We discover the unrest in quick summaries, and narrator’s asides.
“Mooran, once sunk in indolence, introspection and apathy, began to stir itself and change: endless new style of buildings sprang up and multiplied all over, streets sliced through the city center… there were throngs of foreigners every day…jobs proliferated and overlapped, so that one hardly knew whether to go on the next day with today’s work or to move to some other job. Life, in brief, had become rootless, hard and unstable, with no one knowing what would happen next. Mooran resembles scattered intestines, or heaps of refuse on this endless desert plain.
The lives of the men in the market and the coffee house aren’t given enough narrative time or space rise into a good view through the goings-on with the Doctor, the Sultan and those around him. We get quick glimpses, but not enough. Some of the men go to see the Sultan, mid-way through the book:
“What is more spacious than the desert, sir? And it’s nearby—why can’t they leave Mooran as our fathers and grandfathers did? If these foreigners and freeloaders who just got here yesterday don’t like it, let them leave us alone, and leave Mooran as it is…
Then
“It’s not just a question of Mooran, sire – those wicked people are trying to turn our people away from the Islamic religion, and the want to sow corruption…
So, when the tanks surround the palaces, and the world turns up-side down in the final pages, we aren’t prepared for it and don’t have the satisfaction of having watched events unfold.
The language, and Arabic colloquialisms continue to tickle us, and compel comparison to our own cultures and people:
No one thinks he has enough money but everyone thinks he has enough brains.
The Doctor thinks about Widad pleading for inclusion in a reception for the Sultan:
“A woman is like sleep – a man may resist and avoid her, but in the end he always has to give in.
The social climbing, the ecstasy or disappointment of an invitation given or denied ring true — and global. The emotions, the maneuvering and plotting could just as well be happening in the circles around the aristocratic Guermantes in Proust’s fin-de-siecle Paris. The Doctor’s fretting, his self-doubt and worry, even as he climbs in wealth and status, give us a man we might know; even ourselves.
Though The Trench [explained by the translator, Peter Theroux as not a trench of wartime, but as a ditch –a pit?– one is likely to fall into] is not a strong for me as Cities of Salt, missing a chance to be more pointed in the disparities of wealth and the resultant growing anger, or a more Gargantuan sense of satire, it is a book I can easily recommend, particularly to those wanting to add to their understanding of a culture as important as it is distant.
I don’t know how the author or translator — who is as astoundingly capable in this volume as in the first– would feel about this, but I might suggest reading the second two books of the trilogy in reverse, order.
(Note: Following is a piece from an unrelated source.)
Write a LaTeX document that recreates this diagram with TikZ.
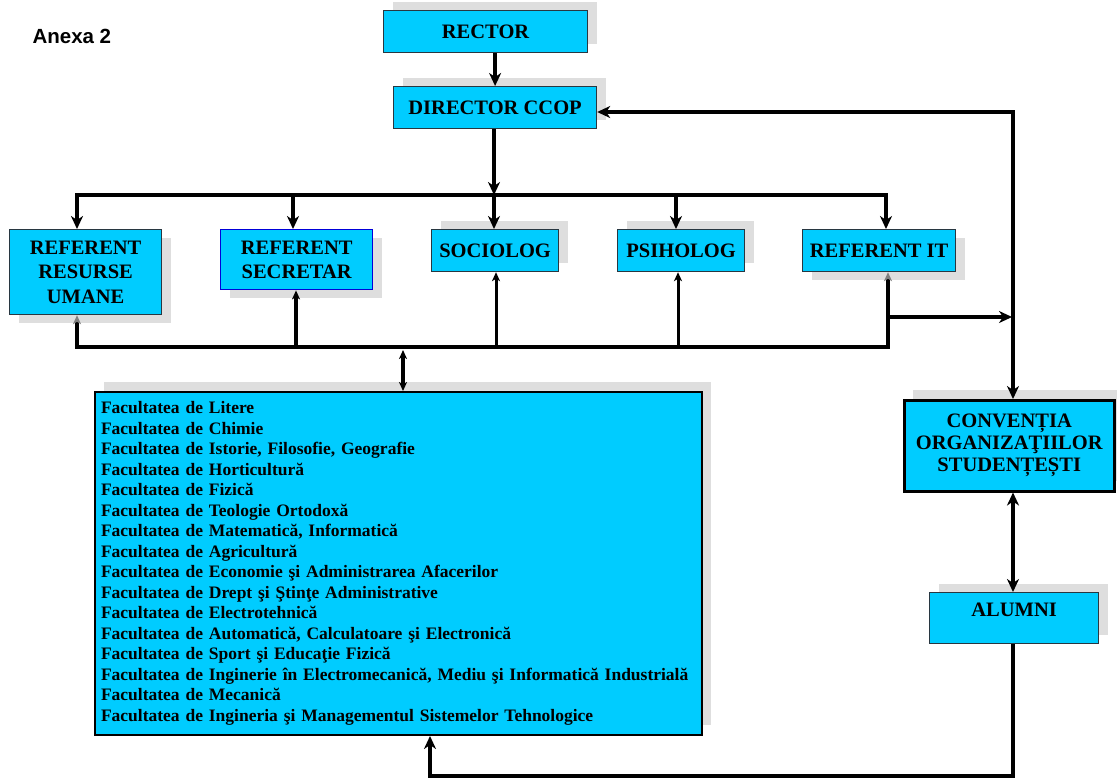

Read Variations on Night and Day [1993] as the second book, and The Trench [1991]as the third. I’ve had to do a lot of re-reading to get the people, the clans and the sequences of events in the proper order: first you build the Kingdom, and then you lose it.
* Although Cities of Salt is usually referred to as a Trilogy, there are apparently five novels in all, the last two not yet translated. Their titles, in an Al Ahram listing, are Cities of Salt: The Rootless and Cities of Salt: Desert of Darkness.